As someone who grew up playing, watching, living and breathing basketball, Jim Calhoun has been a part of my life for almost 20 years. Calhoun recruited Reggie Lewis, my favorite Celtic as a kid, to Northeastern before taking the head coaching job in Storrs.
He has been the coach at UCONN since I was 4 years old. In that time he took the program from a Big East bottom feeder to a perennial power house. Ever since recruiting Bridgeport’s Chris Smith, Calhoun has attracted blue chip prospects by the handful. After Smith, who led UCONN to the Big East Championship and a Sweet 16 birth against Duke in his sophomore season, there was Donyell Marshall, Clifford Robinson, Ray Allen, RIP Hamilton, Ben Gordon, Caron Butler, Rudy Gay, and Emeka Okafor.
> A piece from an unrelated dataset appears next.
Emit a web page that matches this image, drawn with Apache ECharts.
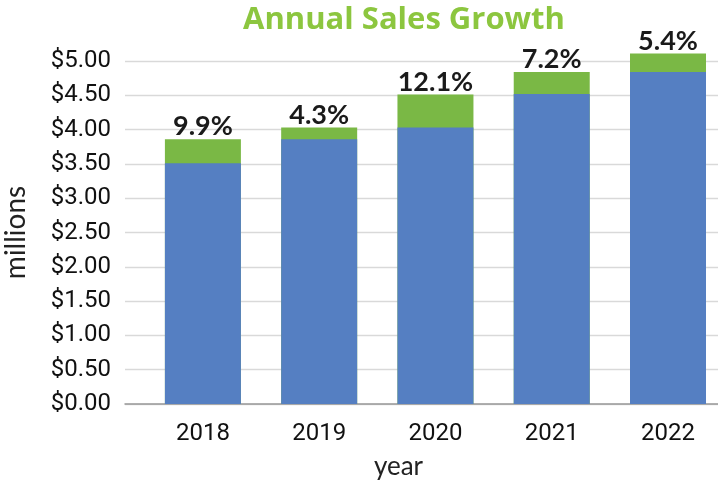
<!DOCTYPE html>
<html>
<head>
<meta charset="utf-8">
<script src="https://cdn.jsdelivr.net/npm/echarts@6/dist/echarts.min.js"></script>
<style>
  html, body { margin: 0; padding: 0; background: #fff; }
  #chart { width: 718px; height: 480px; }
</style>
</head>
<body>
<div id="chart"></div>
<script>
// chart data
const years = [2018, 2019, 2020, 2021, 2022]
const baseSales = [3.51, 3.86, 4.03, 4.52, 4.84]   // prior year sales (millions)
const growthAmount = [0.35, 0.17, 0.48, 0.32, 0.27] // added this year
const growthLabels = ['9.9%', '4.3%', '12.1%', '7.2%', '5.4%']
const yTicks = [0, 0.5, 1, 1.5, 2, 2.5, 3, 3.5, 4, 4.5, 5]

const chart = echarts.init(document.getElementById('chart'))

// green bar = base + growth, drawn behind the blue base bar
const totals = baseSales.map((b, i) => b + growthAmount[i])

chart.setOption({
  animation: false,
  title: {
    text: 'Annual Sales Growth',
    left: 399,
    top: 0,
    textAlign: 'center',
    textStyle: { color: '#8cc63f', fontFamily: 'Open Sans', fontWeight: 'bold', fontSize: 31 }
  },
  grid: { left: 125, right: 0, top: 61, bottom: 76, outerBoundsMode: 'none' },
  xAxis: {
    type: 'value',
    min: 2017.33,
    max: 2022.43,
    name: 'year',
    nameLocation: 'middle',
    nameGap: 50,
    nameTextStyle: { color: '#222', fontFamily: 'Lato', fontSize: 26, padding: [0, 46, 0, 0] },
    splitLine: { show: false },
    axisTick: { show: false },
    axisLine: { show: true, lineStyle: { color: '#999', width: 1.5 } },
    axisLabel: {
      customValues: years,
      formatter: v => String(v),
      color: '#111',
      fontFamily: 'Roboto',
      fontSize: 24,
      margin: 18
    }
  },
  yAxis: {
    type: 'value',
    min: yTicks[0],
    max: yTicks[yTicks.length - 1],
    interval: 0.5,
    name: 'millions',
    nameLocation: 'middle',
    nameGap: 95,
    nameTextStyle: { color: '#222', fontFamily: 'Lato', fontSize: 28 },
    axisLine: { show: false },
    axisTick: { show: false },
    splitLine: { lineStyle: { color: '#d9d9d9', width: 1.3 } },
    axisLabel: {
      formatter: v => '$' + v.toFixed(2),
      color: '#111',
      fontFamily: 'Roboto',
      fontSize: 24,
      margin: 14
    }
  },
  series: [
    {
      name: 'total',
      type: 'bar',
      clip: false,
      barWidth: 76,
      barGap: '-100%',
      itemStyle: { color: '#7ab845' },
      label: {
        show: true,
        position: 'top',
        distance: -1,
        formatter: p => growthLabels[p.dataIndex],
        color: '#1a1a1a',
        fontFamily: 'Lato',
        fontWeight: 'bold',
        fontSize: 27
      },
      data: years.map((y, i) => [y, totals[i]])
    },
    {
      name: 'base',
      type: 'bar',
      clip: false,
      barWidth: 76,
      barGap: '-100%',
      itemStyle: { color: '#557fc2' },
      data: years.map((y, i) => [y, baseSales[i]])
    }
  ]
})
</script>
</body>
</html>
Clearly Calhoun has some serious game when it comes to recruiting.
The NCAA has suspended Calhoun for the first 3 Big East games of 2011-2012 for “failing to create an atmosphere of compliance.”
Failing to create an atmosphere of compliance? Sounds like something one of the Borgs would have said to the crew of the Enterprise, or something that would have been used to justify the burning of a beloved book.
I have no idea what an atmosphere of compliance is, and frankly I don’t care. Calhoun has admitted that mistakes were made in the recruiting process, but insisted that he is not, nor has he ever been a cheater. I not only believe him, I blame the NCAA.
The rules should be designed to protect our athletes, promote fair play, and ensure the integrity of college sports.
They should not be designed to ensnare quality coaches who have devoted their entire lives to teaching a game that they love.
The NCAA has made a habit out of stealing headlines with their investigations. This past fall, Cam Newton got burned at their stake for the sins of his father, and it nearly derailed his career. It is time for the NCAA to learn its place.
We don’t watch sports to hear about sanctions, probations, and atmospheres that lack compliance.
We watch sports because we love what they bring into our lives; the competition, the excitement, the athletic ability that has left most of us years ago, if it was ever present at all. The NCAA is taking the fun out of sports. The NCAA is gradually turning college sports into a police state, where each day gives us a new court case to consider.
Maybe he made some mistakes, but Jim Calhoun is no cheater.
Shame on the NCAA for dragging his name through the mud in the interest of something so ridiculously obscure as an atmosphere of compliance.